ENTRIES PROVIDED:
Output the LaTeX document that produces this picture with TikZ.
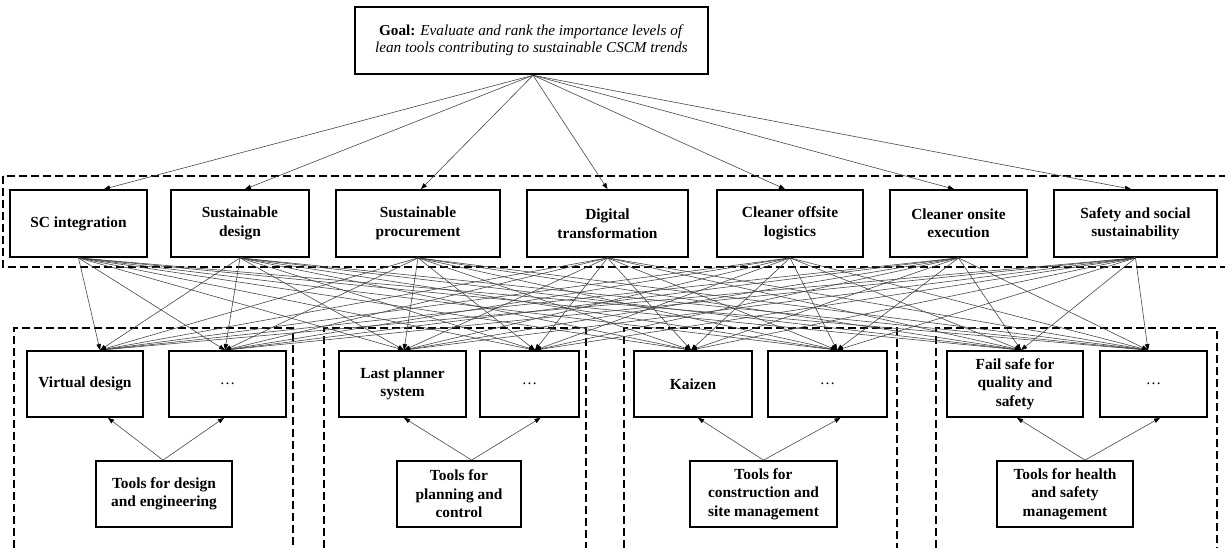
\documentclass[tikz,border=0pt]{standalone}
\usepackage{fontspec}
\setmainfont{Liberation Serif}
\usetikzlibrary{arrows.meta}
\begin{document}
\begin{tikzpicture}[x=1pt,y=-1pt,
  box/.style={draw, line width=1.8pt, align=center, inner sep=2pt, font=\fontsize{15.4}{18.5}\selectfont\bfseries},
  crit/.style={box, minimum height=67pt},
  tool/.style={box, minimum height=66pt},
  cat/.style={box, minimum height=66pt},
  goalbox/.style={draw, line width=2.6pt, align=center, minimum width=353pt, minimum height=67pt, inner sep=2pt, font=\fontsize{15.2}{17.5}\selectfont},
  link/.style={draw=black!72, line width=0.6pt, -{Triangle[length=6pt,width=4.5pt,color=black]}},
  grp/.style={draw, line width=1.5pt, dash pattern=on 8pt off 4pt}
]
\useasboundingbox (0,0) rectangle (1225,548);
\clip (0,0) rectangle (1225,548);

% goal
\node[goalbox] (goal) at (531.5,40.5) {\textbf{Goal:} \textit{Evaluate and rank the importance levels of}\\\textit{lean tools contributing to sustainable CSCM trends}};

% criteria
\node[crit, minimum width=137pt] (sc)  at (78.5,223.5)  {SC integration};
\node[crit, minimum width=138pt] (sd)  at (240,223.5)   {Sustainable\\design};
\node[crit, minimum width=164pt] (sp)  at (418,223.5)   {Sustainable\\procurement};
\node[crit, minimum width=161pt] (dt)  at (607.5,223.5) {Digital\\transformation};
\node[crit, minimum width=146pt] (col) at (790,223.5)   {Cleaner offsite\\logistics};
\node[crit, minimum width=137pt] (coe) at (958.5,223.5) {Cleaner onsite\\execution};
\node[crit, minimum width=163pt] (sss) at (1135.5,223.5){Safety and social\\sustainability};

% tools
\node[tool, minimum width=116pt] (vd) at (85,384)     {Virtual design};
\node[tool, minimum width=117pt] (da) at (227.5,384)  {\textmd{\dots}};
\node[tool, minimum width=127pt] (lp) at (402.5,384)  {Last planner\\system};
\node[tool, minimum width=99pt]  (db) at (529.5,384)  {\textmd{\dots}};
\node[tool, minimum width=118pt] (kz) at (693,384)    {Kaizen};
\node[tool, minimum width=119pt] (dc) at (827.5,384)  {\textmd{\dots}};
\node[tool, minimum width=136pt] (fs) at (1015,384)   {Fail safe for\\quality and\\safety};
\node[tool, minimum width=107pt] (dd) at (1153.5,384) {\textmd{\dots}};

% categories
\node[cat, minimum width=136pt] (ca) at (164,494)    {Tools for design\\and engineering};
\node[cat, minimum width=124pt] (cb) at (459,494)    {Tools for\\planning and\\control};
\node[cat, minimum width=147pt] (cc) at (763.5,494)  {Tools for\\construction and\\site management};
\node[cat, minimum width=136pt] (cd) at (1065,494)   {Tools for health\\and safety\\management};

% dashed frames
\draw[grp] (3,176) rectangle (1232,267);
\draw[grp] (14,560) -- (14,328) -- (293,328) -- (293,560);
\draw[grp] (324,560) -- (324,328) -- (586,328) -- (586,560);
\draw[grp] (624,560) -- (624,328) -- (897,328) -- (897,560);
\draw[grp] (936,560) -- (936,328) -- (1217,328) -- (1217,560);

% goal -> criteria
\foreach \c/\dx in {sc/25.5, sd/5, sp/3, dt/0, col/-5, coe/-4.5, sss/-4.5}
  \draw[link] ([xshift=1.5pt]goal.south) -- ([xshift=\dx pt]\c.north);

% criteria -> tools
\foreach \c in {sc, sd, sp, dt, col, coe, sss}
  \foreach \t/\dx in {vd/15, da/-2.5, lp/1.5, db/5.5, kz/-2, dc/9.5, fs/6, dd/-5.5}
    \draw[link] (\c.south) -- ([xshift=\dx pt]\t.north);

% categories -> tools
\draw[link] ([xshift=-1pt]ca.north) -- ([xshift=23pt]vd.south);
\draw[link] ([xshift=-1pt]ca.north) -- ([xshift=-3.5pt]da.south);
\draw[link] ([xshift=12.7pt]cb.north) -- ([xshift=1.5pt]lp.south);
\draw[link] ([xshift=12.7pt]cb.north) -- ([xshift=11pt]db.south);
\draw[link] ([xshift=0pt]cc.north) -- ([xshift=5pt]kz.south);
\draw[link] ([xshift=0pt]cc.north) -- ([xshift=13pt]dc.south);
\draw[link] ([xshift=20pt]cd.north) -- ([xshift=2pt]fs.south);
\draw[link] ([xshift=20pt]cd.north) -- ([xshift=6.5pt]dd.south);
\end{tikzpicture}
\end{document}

--

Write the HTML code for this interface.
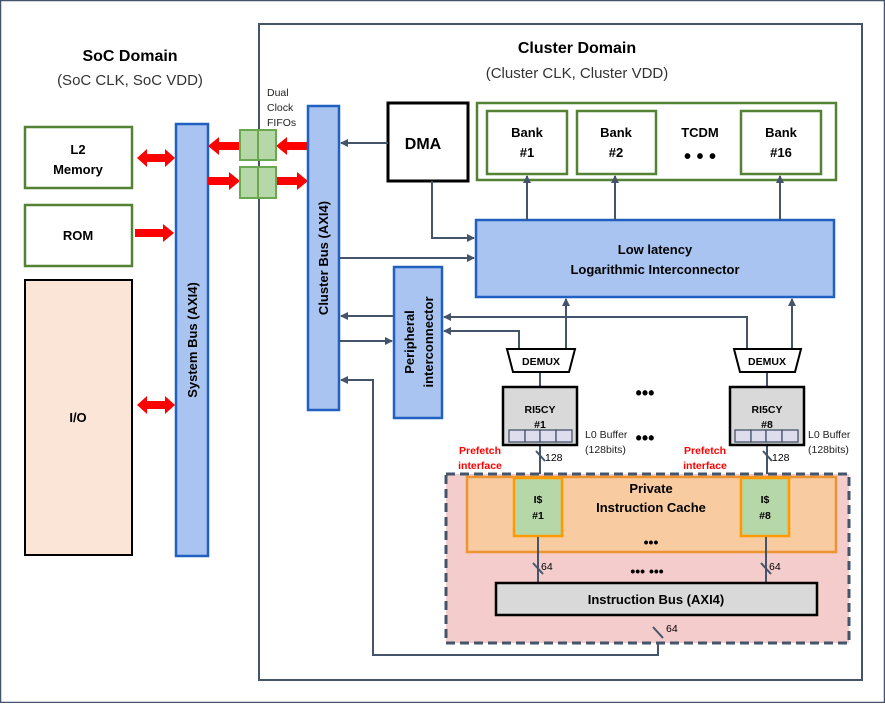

TASK DESCRIPTION:
Check each line of the records for "this" and copy the ones that contain it.

SOLUTION TO THE PROBLEM:
Output the LaTeX document that produces this picture with TikZ.
Write the HTML code for this interface.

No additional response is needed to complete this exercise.